The underwhelming magic of Fantastic Beasts and Where to Find Them
Much-anticipated prequel from J.K. Rowling is filled with fantastical creatures and shallow characters
Maybe J.K. Rowling should stick to orphans.
That was the first thought that popped into my head as I watched Harry Potter prequel Fantastic Beasts and Where to Find Them.
Fantastic Beasts has all the hallmarks of the earlier series. There's sumptuous direction from Potter stalwart David Yates. The screenplay was written by series creator J.K. Rowling herself and is based on a textbook that's part of Potter lore.
But slender hero Newt Scamander is no Harry Potter. Even at age 11, the battle-scarred Hogwarts student pulled us in with his drive and determination. Contrast that to the magizoologist of Fantastic Beasts, who steps off a steamer boat into the New York City of 1926.
Eddie Redmayne plays this Doctor Doolittle of magical creatures, who wanders around Manhattan with his suitcase of beasties, only to stumble into a crisis involving the Magical Congress of the United States of America.
Unfortunately, there isn't much to Scamander. Oscar-winner Redmayne is a technically skilled actor who commits himself bodily to a role, but here we only get a slender sketch: a mop of red hair, a sense of earnestness and a perpetually stunned expression.
Straight away, Rowling throws us into a dense thicket of plot points. The wizard community is worried about persecution from the no-maj (non-magical Americans, a.k.a. muggles). Security officer Percival Graves (Colin Farrell) is pushing for a more aggressive stance.
Meanwhile, on the streets, a no-maj named Mary Lou Barebone is organizing rallies and calling for a New Salem. She's even got her own group of young acolytes that look like extras from Children of the Corn — including a particularly gothic-looking Ezra Miller.
Shortly after Scamander gets his first glimpse of the New Salem types, he bumps into Jacob Kowalski. The regular Joe, who is trying to open a bakery, just happens to be carrying the same (looking) suitcase as Scamander. Sooner than you can say "awfully convenient," the cases are switched and the magical menagerie of critters escapes.
Hackneyed? Yes, but it's also a blessing, because Dan Fogler's Kowalski is the first flesh and blood character we encounter. He's a stout-hearted New Yorker, who adapts to the world of wizards with surprising vigour.
Things really start to sparkle when the two men are forced to hide out in a boarding house and meet Queenie (Alison Sudol), a flapper-styled gal who sounds like Harley Quinn's ancestor. With a face that beams like Betty Boop, Queenie — a telepath — looks into Kowalski's mind and melts.

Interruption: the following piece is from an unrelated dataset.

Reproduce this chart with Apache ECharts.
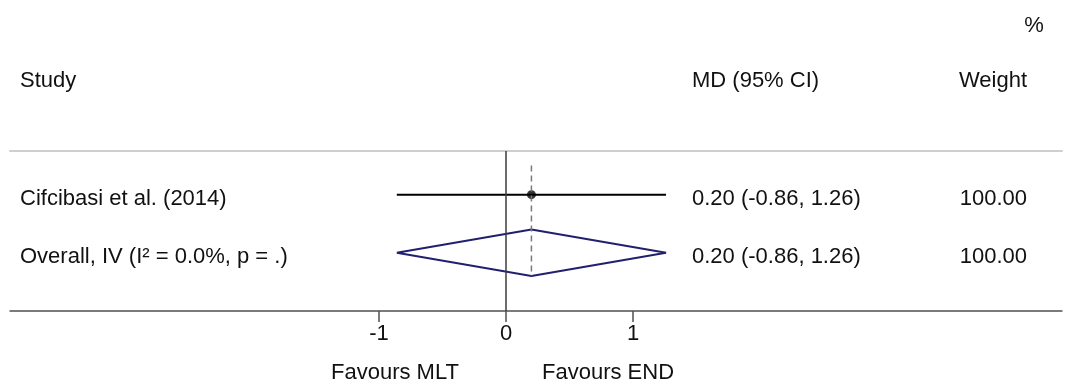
<!DOCTYPE html>
<html>
<head>
<meta charset="utf-8">
<script src="https://cdn.jsdelivr.net/npm/echarts@6/dist/echarts.min.js"></script>
<style>
  html, body { margin: 0; padding: 0; background: #fff; }
  #forestPlot { width: 1068px; height: 387px; }
</style>
</head>
<body>
<div id="forestPlot"></div>
<script>
// study rows
const studies = ['Cifcibasi et al. (2014)']
const studyMd = [0.20]
const studyLo = [-0.86]
const studyHi = [1.26]
const studyWeight = [100.00]

// pooled estimate
const overallLabel = 'Overall, IV (I\u00b2 = 0.0%, p = .)'
const overallMd = 0.20
const overallLo = -0.86
const overallHi = 1.26
const overallWeight = 100.00

const xTicks = [-1, 0, 1]

const FONT = '"Liberation Sans", Arial, sans-serif'
const TEXT_COLOR = '#111'

const chart = echarts.init(document.getElementById('forestPlot'))

const overallRow = studies.length + 1
const fmt = v => v.toFixed(2)

let series = []
studies.forEach((name, i) => {
  series.push({
    type: 'line',
    data: [[studyLo[i], i + 1], [studyHi[i], i + 1]],
    symbol: 'none',
    lineStyle: { color: '#000', width: 2 },
    silent: true
  })
})
series.push({
  type: 'scatter',
  data: studies.map((s, i) => [studyMd[i], i + 1]),
  symbol: 'circle',
  symbolSize: 9,
  itemStyle: { color: '#000' },
  silent: true
})
// diamond
series.push({
  type: 'line',
  data: [
    [overallLo, overallRow],
    [overallMd, overallRow - 0.4],
    [overallHi, overallRow],
    [overallMd, overallRow + 0.4],
    [overallLo, overallRow]
  ],
  symbol: 'none',
  lineStyle: { color: '#20206e', width: 2 },
  silent: true,
  markLine: {
    symbol: 'none',
    silent: true,
    label: { show: false },
    lineStyle: { color: '#3c3c3c', width: 1.5, type: 'solid' },
    data: [{ xAxis: 0 }]
  }
})
// dashed line at pooled estimate
series.push({
  type: 'line',
  data: [[overallMd, 0.5], [overallMd, overallRow + 0.4]],
  symbol: 'none',
  lineStyle: { color: '#7a7a7a', width: 1.5, type: [6, 4] },
  silent: true
})

let option = {
  animation: false,
  grid: { left: 10, right: 6, top: 151, height: 160 },
  xAxis: [
    {
      type: 'value',
      min: -3.906,
      max: 4.378,
      position: 'bottom',
      axisLine: { show: true, lineStyle: { color: '#505050', width: 1.5 } },
      axisTick: { show: true, customValues: xTicks, length: 11, lineStyle: { color: '#505050', width: 1.5 } },
      axisLabel: {
        customValues: xTicks,
        margin: 12,
        fontFamily: FONT,
        fontSize: 22,
        color: TEXT_COLOR
      },
      splitLine: { show: false }
    },
    {
      type: 'value',
      min: -3.906,
      max: 4.378,
      position: 'top',
      axisLine: { show: true, lineStyle: { color: '#cfcfcf', width: 2 } },
      axisTick: { show: false },
      axisLabel: { show: false },
      splitLine: { show: false }
    }
  ],
  yAxis: {
    type: 'value',
    inverse: true,
    min: 0.25,
    max: 3.0,
    show: false,
    splitLine: { show: false }
  },
  series: series
}

option && chart.setOption(option)

// text columns
const rowY = r => chart.convertToPixel({ yAxisIndex: 0 }, r) + 4
const txt = (x, y, text, align) => ({
  type: 'text',
  x: x,
  y: y,
  style: {
    text: text,
    fontFamily: FONT,
    fontSize: 22,
    fill: TEXT_COLOR,
    align: align || 'left',
    verticalAlign: 'middle'
  },
  silent: true
})

let texts = [
  txt(1034, 26, '%', 'center'),
  txt(20, 81, 'Study'),
  txt(692, 81, 'MD (95% CI)'),
  txt(1027, 81, 'Weight', 'right')
]
studies.forEach((name, i) => {
  const y = rowY(i + 1)
  texts.push(txt(20, y, name))
  texts.push(txt(692, y, fmt(studyMd[i]) + ' (' + fmt(studyLo[i]) + ', ' + fmt(studyHi[i]) + ')'))
  texts.push(txt(1027, y, fmt(studyWeight[i]), 'right'))
})
const oy = rowY(overallRow)
texts.push(txt(20, oy, overallLabel))
texts.push(txt(692, oy, fmt(overallMd) + ' (' + fmt(overallLo) + ', ' + fmt(overallHi) + ')'))
texts.push(txt(1027, oy, fmt(overallWeight), 'right'))
texts.push(txt(395, 373, 'Favours MLT', 'center'))
texts.push(txt(608, 373, 'Favours END', 'center'))

chart.setOption({ graphic: texts })

window.addEventListener('resize', function() {
  chart.resize()
})
</script>
</body>
</html>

A supernatural scavenger hunt
Much has been made of the now-prescient themes of intolerance woven into this American tale. But, really, Fantastic Beasts devotes much more time to the supernatural scavenger hunt, as Scamander and company try to round up a catalogue of computer-animated creations.
Because of this, Fantastic Beasts feels like a missed opportunity for Rowling. The grim setting of New York in the '20s, with the Great Depression looming, is an excellent start for a story about how differences divide us.
Given the chance for something richer, however, Rowling falls back on what she knows: remarkable beasts and a diverting treasure hunt. The darkness Yates was so adept at capturing in the earlier series is squandered in this film filled with evil clouds, gangster goblins and a coin-gobbling Niffler.
While there are flashes of wonder and whimsy, there seems little in these characters that would support an ambitious, five-part franchise. Surely, future instalments will explain the reason for the haunted look in Scamander's eyes.
Until then, I say kick him to the curb and give us The Further Adventures of Queenie and Jacob's Amazing Doughnuts.